Marker bezeichnet 1962 als sein Jahr Null. Da realisierte er zum einen Le joli mai (gemeinsam mit Pierre Lhomme), seinen ersten Film in Direct-Cinema-Manier, der die Widersprüche der französischen Gesellschaft am Ende des Algerienkriegs thematisiert. Und, gleichsam nebenbei, La Jetée: seine vielleicht berühmteste Arbeit, ein paradoxes Zeit- und Erinnerungsrätsel in unbewegten Einstellungen, das Jahre später Terry Gilliam zu 12 Monkeys inspirierte.
Neue Angelpunkte
Tatsächlich ließe sich das ganze Schaffen Markers entlang der Achsen von Geschichte und Erinnerung beschreiben. Entweder er arrangiert eine vielschichtige Auseinandersetzung über das Verhältnis der Bilder zum Gedächtnis wie in Sans soleil, oder er holt aus der Historie eine Position hervor, greift dabei auf vorhandenes Bildmaterial zurück, um es dialektisch zu umzuschichten – bis sich die Historie aus einem neuen Angelpunkt betrachten lässt.

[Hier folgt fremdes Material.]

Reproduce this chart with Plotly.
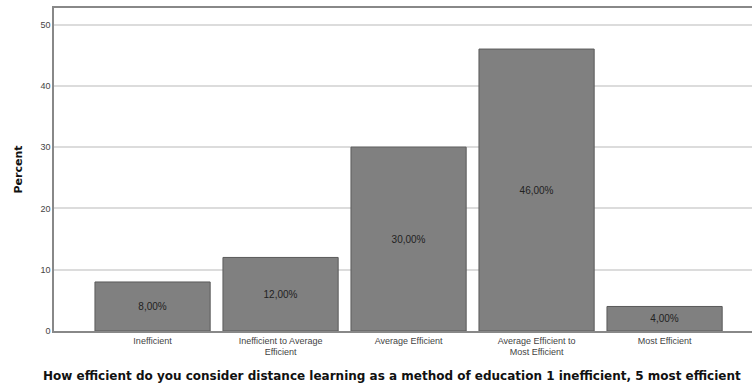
import plotly.graph_objects as go

categories = ["Inefficient", "Inefficient to Average<br>Efficient", "Average Efficient",
              "Average Efficient to<br>Most Efficient", "Most Efficient"]
percent = [8.0, 12.0, 30.0, 46.0, 4.0]
labels = ["8,00%", "12,00%", "30,00%", "46,00%", "4,00%"]
x_title = "How efficient do you consider distance learning as a method of education 1 inefficient, 5 most efficient"

fig = go.Figure(go.Bar(
    x=list(range(len(categories))), y=percent, text=labels,
    textposition="inside", insidetextanchor="middle",
    textfont=dict(family="Arial, Liberation Sans", size=10, color="#222"),
    marker=dict(color="#808080", line=dict(color="#5a5a5a", width=1)),
    width=0.9,
))

fig.update_layout(
    width=752, height=387,
    margin=dict(l=54, r=0, t=8, b=56),
    plot_bgcolor="white", paper_bgcolor="white",
    showlegend=False,
    font=dict(family="Arial, Liberation Sans", color="#444"),
    annotations=[dict(
        text="<b>" + x_title + "</b>", xref="paper", yref="paper",
        x=0.484, y=0, yshift=-45, xanchor="center", yanchor="middle", showarrow=False,
        font=dict(family="DejaVu Sans", size=12, color="#111"),
    )],
)
fig.update_xaxes(
    tickmode="array", tickvals=list(range(len(categories))), ticktext=categories,
    range=[-0.77, 4.683], showgrid=False, ticks="",
    tickfont=dict(size=9, color="#444"),
    showline=True, linecolor="#888", linewidth=1.5, mirror=True,
    zeroline=False,
)
fig.update_yaxes(
    range=[0, 52.7], tickvals=[0, 10, 20, 30, 40, 50],
    showgrid=True, gridcolor="#dcdcdc", gridwidth=1.5,
    tickfont=dict(size=9, color="#444"), ticks="",
    showline=True, linecolor="#888", linewidth=1.5, mirror=False,
    title=dict(text="<b>Percent</b>", font=dict(family="DejaVu Sans", size=11, color="#111"), standoff=16),
    zeroline=False,
)

fig.write_html("out.html")
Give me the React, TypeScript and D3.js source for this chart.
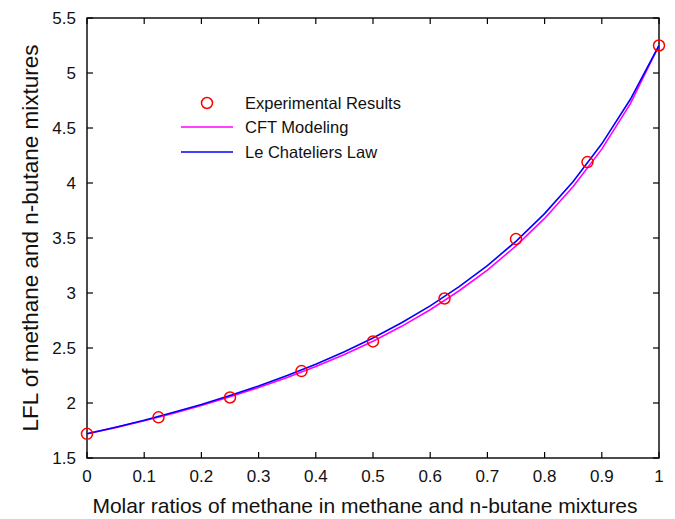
import React from "react";
import * as d3 from "d3";

const expX = [0, 0.125, 0.25, 0.375, 0.5, 0.625, 0.75, 0.875, 1];
const expY = [1.72, 1.87, 2.05, 2.29, 2.56, 2.95, 3.49, 4.19, 5.25];

const lineX = [0, 0.05, 0.1, 0.15, 0.2, 0.25, 0.3, 0.35, 0.4, 0.45, 0.5, 0.55, 0.6, 0.65, 0.7, 0.75, 0.8, 0.85, 0.9, 0.95, 1];
const leChatelier = [1.72, 1.78, 1.844, 1.913, 1.987, 2.068, 2.155, 2.249, 2.353, 2.466, 2.591, 2.729, 2.883, 3.055, 3.249, 3.47, 3.722, 4.014, 4.356, 4.761, 5.25];
const cftModel = [1.72, 1.776, 1.838, 1.905, 1.977, 2.056, 2.14, 2.231, 2.331, 2.441, 2.562, 2.697, 2.848, 3.018, 3.208, 3.428, 3.678, 3.968, 4.308, 4.722, 5.25];

const xTicks = [0, 0.1, 0.2, 0.3, 0.4, 0.5, 0.6, 0.7, 0.8, 0.9, 1];
const yTicks = [1.5, 2, 2.5, 3, 3.5, 4, 4.5, 5, 5.5];

const legendLabels = ["Experimental Results", "CFT Modeling", "Le Chateliers Law"];

export default function App() {
  const W = 675, H = 519;
  const L = 87, R = 659, T = 18, B = 458;
  const x = d3.scaleLinear().domain([0, 1]).range([L, R]);
  const y = d3.scaleLinear().domain([1.5, 5.5]).range([B, T]);
  const line = d3.line<number>().x((_, i) => x(lineX[i])).y((d) => y(d));
  const font = "Liberation Sans, Arial, Helvetica, sans-serif";
  const tk = 6;
  const fmt = (v: number) => String(+v.toFixed(1));
  return (
    <svg width={W} height={H} style={{ position: "absolute", left: 0, top: 0, background: "#fff" }} fontFamily={font}>
      <rect x={0} y={0} width={W} height={H} fill="#fff" />
      {xTicks.map((t) => (
        <g key={"x" + t}>
          <line x1={x(t)} x2={x(t)} y1={B} y2={B - tk} stroke="#000" strokeWidth={1.2} />
          <line x1={x(t)} x2={x(t)} y1={T} y2={T + tk} stroke="#000" strokeWidth={1.2} />
          <text x={x(t)} y={482} textAnchor="middle" fontSize={17} fill="#111">{fmt(t)}</text>
        </g>
      ))}
      {yTicks.map((t) => (
        <g key={"y" + t}>
          <line x1={L} x2={L + tk} y1={y(t)} y2={y(t)} stroke="#000" strokeWidth={1.2} />
          <line x1={R} x2={R - tk} y1={y(t)} y2={y(t)} stroke="#000" strokeWidth={1.2} />
          <text x={76} y={y(t) + 6} textAnchor="end" fontSize={17} fill="#111">{fmt(t)}</text>
        </g>
      ))}
      <rect x={L} y={T} width={R - L} height={B - T} fill="none" stroke="#000" strokeWidth={1.4} />
      <path d={line(cftModel) || ""} fill="none" stroke="#ff00ff" strokeWidth={1.6} />
      <path d={line(leChatelier) || ""} fill="none" stroke="#0000ff" strokeWidth={1.6} />
      {expX.map((v, i) => (
        <circle key={i} cx={x(v)} cy={y(expY[i])} r={5.5} fill="none" stroke="#ff0000" strokeWidth={1.5} />
      ))}
      <g fontSize={16.5} fill="#111">
        <circle cx={207} cy={103} r={5.5} fill="none" stroke="#ff0000" strokeWidth={1.5} />
        <text x={245} y={109}>{legendLabels[0]}</text>
        <line x1={181} x2={233} y1={127} y2={127} stroke="#ff00ff" strokeWidth={1.6} />
        <text x={245} y={133}>{legendLabels[1]}</text>
        <line x1={181} x2={233} y1={152} y2={152} stroke="#0000ff" strokeWidth={1.6} />
        <text x={245} y={158}>{legendLabels[2]}</text>
      </g>
      <text x={365} y={513} textAnchor="middle" fontSize={21} fill="#111">
        Molar ratios of methane in methane and n-butane mixtures
      </text>
      <text transform={`translate(38,${(T + B) / 2}) rotate(-90)`} textAnchor="middle" fontSize={22.5} fill="#111">
        LFL of methane and n-butane mixtures
      </text>
    </svg>
  );
}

Eine seiner prägnantesten Arbeiten in dieser Hinsicht, Le tombeau d’Alexandre (1993), nimmt Leben und Werk des sowjetischen Filmemachers Alexander Medwedkin zum Anlass, die Geschichte der UdSSR durch die Perspektive dieses Partisanen in den eigenen Reihen hindurch zu begreifen – dem Blick "eines Kommunisten in einem Land, in dem alle nur so taten, als seien sie Kommunisten", wie es ein Gefährte ausdrückt. Marker führt hier weiter, was André Bazin einmal die horizontale Montage nannte, die Sinn vor allem zwischen Kommentar und Bild (nicht nur zwischen Bildern) entfaltet.